Research And Design Of Security Mechanism For Off-chip Memory Data Protection

With the development of mobile Internet technology, people are using more and more embedded devices for sensitive information interaction. However, the off-chip DRAM memory of embedded systems which carrying sensitive data is vulnerable to threats such as frozen or bus snooping attacks. Data confidentiality and integrity are two aspects of memory protection, confidentiality ensures that the attacker can not steal sensitive data, integrity ensures that the system can detect any modification or destruction of memory data. Moreover, memory protection scheme for embedded systems also need a compromise between security, performance loss, memory overhead and hardware resources cost. Therefore, the study of off-chip memory data confidentiality and integrity protection mechanisms is of great significance.This paper firstly analyzes the principles and characteristics of the system level hardware attack model for off-chip memory and a variety of data confidentiality and integrity protection technology.
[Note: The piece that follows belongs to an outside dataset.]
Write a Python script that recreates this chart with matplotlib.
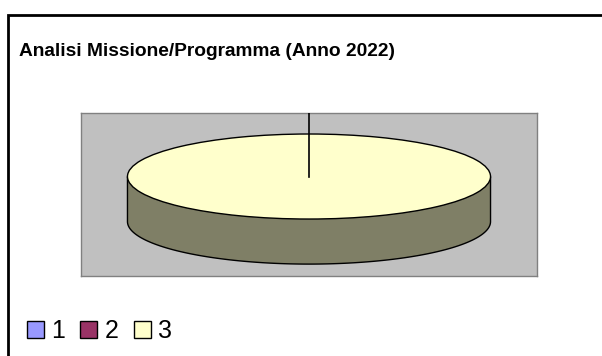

Then we have proposed an efficient off-chip memory protection mechanism based on GCM(Galois/Counter Mode of Advanced Encryption Standard). In our proposal, GCM hardware engine is running and dynamically switching between two modes, one mode for protecting data and programs(DP mode), the other mode for protecting the integrity of the cryptographic parameter of IV(Initialization Vector) used in DP mode(IV mode). It can efficiently resist various physical attacks and provide data confidentiality and integrity protection for off-chip memory of embedded systems, it's on-chip memory overhead is about 1.56%, and the security is 2-61. In order to minimize on-chip memory overhead, we also combine the principle of GCM algorithm and the PAT(Parallelizable Authentication Tree), and present a more complex integrity checking tree structure called PGAT(Parallelizable GMAC Authentication Tree), which is suitable for large-capacity memory protection.In order to quantify the hardware resources cost, we implemented our memory protection scheme on the Altera FPGA, and constructed a SOPC system based on NIOS II soft-core processor. In order to quantify the performance loss, we conducted a simulation based on SimpleScalar architecture simulator. The simulation results show that the average performance loss is about 9.1%, and the performance of PGAT is higher than the standard Merkle Tree.